(DATA PROVIDED)
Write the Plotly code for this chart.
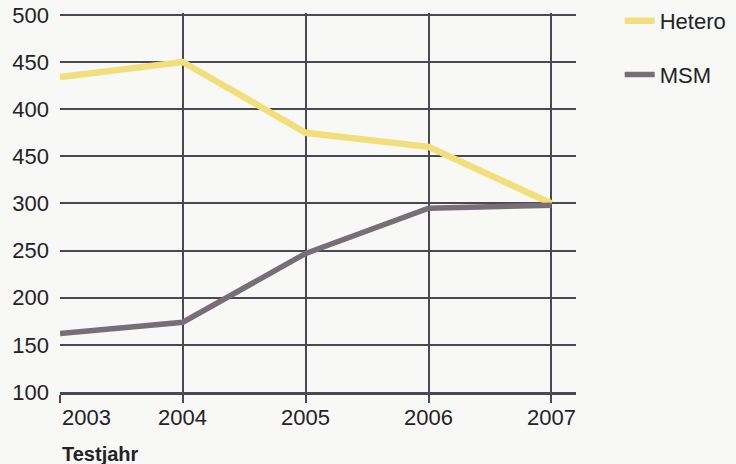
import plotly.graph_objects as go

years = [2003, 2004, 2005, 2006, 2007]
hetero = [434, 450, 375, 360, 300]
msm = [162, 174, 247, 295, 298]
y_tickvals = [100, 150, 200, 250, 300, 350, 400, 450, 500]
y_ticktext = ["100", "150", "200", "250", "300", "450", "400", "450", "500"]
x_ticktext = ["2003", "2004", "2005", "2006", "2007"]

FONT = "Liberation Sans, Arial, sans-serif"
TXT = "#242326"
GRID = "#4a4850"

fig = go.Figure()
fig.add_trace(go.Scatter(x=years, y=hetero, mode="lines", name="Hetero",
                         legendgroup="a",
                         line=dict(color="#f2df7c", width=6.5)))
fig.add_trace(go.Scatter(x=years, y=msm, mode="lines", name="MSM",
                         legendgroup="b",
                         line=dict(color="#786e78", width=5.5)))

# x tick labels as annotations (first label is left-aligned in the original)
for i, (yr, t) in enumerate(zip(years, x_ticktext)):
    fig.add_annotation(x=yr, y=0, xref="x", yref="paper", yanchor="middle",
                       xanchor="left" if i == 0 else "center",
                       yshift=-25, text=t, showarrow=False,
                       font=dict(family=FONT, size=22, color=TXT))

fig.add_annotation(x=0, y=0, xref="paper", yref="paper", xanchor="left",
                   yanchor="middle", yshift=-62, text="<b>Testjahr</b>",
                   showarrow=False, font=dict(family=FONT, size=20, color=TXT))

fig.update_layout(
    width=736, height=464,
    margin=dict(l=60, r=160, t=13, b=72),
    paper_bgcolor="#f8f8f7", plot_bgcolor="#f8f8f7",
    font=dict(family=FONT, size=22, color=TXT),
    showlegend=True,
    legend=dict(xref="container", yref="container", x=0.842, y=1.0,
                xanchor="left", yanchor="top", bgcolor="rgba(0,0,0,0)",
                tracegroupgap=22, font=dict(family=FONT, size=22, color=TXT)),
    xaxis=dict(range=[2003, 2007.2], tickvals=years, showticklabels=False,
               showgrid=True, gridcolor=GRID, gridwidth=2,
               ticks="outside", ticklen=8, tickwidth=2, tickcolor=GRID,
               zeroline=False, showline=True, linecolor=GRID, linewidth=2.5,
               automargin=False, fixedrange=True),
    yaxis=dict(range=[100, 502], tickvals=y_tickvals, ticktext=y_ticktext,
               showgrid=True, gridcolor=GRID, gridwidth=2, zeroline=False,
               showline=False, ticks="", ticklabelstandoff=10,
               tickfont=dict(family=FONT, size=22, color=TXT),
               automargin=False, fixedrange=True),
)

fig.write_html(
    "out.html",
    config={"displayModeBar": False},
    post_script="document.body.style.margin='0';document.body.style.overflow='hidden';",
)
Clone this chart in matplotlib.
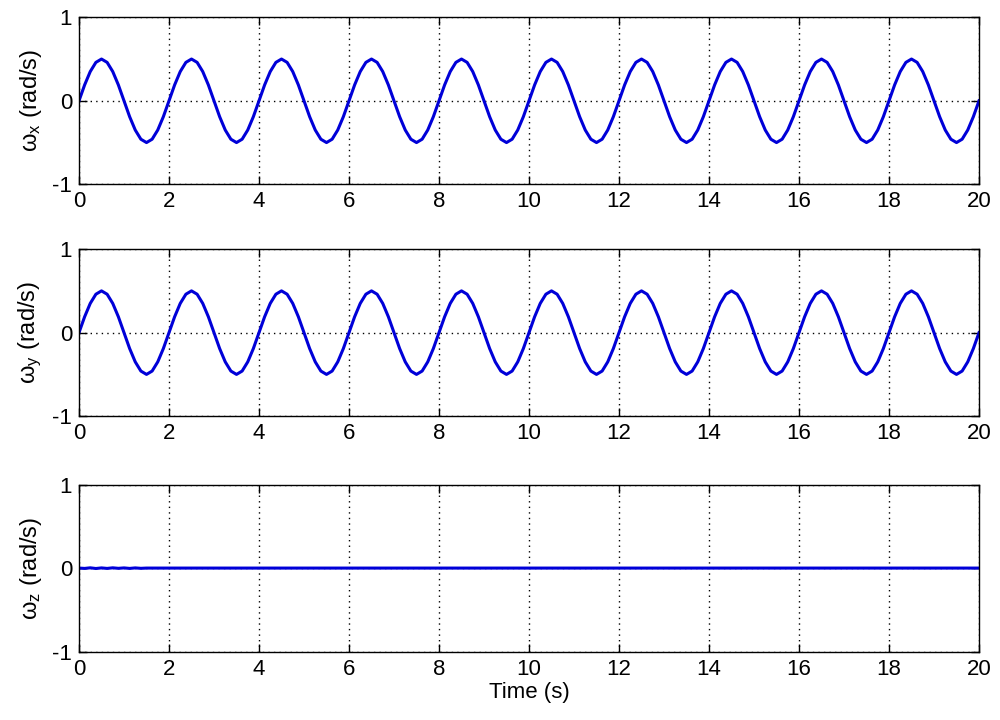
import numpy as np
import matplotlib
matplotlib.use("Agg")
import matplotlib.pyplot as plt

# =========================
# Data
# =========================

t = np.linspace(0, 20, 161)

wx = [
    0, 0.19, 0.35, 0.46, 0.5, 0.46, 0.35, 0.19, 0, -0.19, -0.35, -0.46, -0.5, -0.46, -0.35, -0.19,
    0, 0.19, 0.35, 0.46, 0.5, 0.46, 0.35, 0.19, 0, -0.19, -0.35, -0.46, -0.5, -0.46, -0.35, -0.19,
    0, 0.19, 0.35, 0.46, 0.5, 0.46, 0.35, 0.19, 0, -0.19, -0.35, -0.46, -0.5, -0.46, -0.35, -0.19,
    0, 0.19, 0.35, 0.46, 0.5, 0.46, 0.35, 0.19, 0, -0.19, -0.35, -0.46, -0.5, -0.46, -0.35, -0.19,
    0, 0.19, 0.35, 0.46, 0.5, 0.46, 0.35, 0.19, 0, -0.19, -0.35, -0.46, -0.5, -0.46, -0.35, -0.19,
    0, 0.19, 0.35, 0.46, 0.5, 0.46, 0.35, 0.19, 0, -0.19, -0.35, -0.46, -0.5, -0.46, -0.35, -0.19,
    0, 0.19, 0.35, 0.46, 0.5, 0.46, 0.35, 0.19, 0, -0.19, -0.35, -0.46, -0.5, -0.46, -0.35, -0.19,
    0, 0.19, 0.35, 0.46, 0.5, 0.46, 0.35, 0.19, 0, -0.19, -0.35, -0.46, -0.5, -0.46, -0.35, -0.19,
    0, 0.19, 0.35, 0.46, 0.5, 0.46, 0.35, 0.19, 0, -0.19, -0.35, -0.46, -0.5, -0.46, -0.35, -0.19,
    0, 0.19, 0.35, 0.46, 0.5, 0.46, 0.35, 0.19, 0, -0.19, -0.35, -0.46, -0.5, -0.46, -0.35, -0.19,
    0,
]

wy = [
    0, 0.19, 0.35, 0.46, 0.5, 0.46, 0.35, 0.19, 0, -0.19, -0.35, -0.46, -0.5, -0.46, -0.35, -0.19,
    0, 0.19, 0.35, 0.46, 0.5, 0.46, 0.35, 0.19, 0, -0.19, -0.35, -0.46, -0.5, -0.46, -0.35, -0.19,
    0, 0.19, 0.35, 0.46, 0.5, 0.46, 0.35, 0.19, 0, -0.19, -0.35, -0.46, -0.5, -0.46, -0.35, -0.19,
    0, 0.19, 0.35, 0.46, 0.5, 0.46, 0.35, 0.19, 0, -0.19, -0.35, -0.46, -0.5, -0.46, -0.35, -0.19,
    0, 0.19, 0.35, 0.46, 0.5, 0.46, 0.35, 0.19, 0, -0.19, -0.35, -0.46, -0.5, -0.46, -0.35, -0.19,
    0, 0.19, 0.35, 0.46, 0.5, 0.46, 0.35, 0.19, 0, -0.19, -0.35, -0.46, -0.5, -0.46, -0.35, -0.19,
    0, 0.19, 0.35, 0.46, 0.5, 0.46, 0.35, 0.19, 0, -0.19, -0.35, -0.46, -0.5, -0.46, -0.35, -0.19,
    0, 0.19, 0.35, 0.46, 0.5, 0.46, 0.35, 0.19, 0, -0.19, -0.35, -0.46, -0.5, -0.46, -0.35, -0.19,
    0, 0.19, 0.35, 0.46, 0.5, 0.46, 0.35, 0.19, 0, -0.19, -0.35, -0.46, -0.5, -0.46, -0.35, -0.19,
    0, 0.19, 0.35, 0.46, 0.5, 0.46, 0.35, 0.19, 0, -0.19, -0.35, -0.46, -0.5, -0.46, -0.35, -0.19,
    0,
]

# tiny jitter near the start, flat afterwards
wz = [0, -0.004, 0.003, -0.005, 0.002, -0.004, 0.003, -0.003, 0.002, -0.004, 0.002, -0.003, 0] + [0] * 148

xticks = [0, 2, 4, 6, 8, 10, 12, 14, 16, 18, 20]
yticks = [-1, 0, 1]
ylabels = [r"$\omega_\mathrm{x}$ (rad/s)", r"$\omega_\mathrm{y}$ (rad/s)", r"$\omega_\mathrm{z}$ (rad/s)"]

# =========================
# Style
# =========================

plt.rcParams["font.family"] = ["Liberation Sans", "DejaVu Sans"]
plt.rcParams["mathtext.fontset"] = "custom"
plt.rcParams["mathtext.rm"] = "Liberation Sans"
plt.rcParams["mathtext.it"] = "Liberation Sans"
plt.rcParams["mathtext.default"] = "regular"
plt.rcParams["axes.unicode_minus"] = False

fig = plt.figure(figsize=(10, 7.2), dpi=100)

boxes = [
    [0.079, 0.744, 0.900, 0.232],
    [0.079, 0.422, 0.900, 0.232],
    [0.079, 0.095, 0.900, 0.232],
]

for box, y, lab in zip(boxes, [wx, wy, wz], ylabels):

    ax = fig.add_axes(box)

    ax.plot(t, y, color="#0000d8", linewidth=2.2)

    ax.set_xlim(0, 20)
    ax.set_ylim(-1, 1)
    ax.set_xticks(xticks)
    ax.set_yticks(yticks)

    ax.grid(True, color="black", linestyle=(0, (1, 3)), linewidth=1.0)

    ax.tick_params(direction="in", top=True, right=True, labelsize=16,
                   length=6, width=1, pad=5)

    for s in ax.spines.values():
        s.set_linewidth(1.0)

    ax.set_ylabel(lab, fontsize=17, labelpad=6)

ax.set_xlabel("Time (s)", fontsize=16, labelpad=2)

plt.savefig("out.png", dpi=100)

(SET PROBLEM)
Transcribe, from the records above, the first line and every line after it up to and including the line with "showarrow=False, font=dict(family=FONT, size=20, color=TXT))"; omit pictures.

(FINAL RESULT)
Write the Plotly code for this chart.
import plotly.graph_objects as go

years = [2003, 2004, 2005, 2006, 2007]
hetero = [434, 450, 375, 360, 300]
msm = [162, 174, 247, 295, 298]
y_tickvals = [100, 150, 200, 250, 300, 350, 400, 450, 500]
y_ticktext = ["100", "150", "200", "250", "300", "450", "400", "450", "500"]
x_ticktext = ["2003", "2004", "2005", "2006", "2007"]

FONT = "Liberation Sans, Arial, sans-serif"
TXT = "#242326"
GRID = "#4a4850"

fig = go.Figure()
fig.add_trace(go.Scatter(x=years, y=hetero, mode="lines", name="Hetero",
                         legendgroup="a",
                         line=dict(color="#f2df7c", width=6.5)))
fig.add_trace(go.Scatter(x=years, y=msm, mode="lines", name="MSM",
                         legendgroup="b",
                         line=dict(color="#786e78", width=5.5)))

# x tick labels as annotations (first label is left-aligned in the original)
for i, (yr, t) in enumerate(zip(years, x_ticktext)):
    fig.add_annotation(x=yr, y=0, xref="x", yref="paper", yanchor="middle",
                       xanchor="left" if i == 0 else "center",
                       yshift=-25, text=t, showarrow=False,
                       font=dict(family=FONT, size=22, color=TXT))

fig.add_annotation(x=0, y=0, xref="paper", yref="paper", xanchor="left",
                   yanchor="middle", yshift=-62, text="<b>Testjahr</b>",
                   showarrow=False, font=dict(family=FONT, size=20, color=TXT))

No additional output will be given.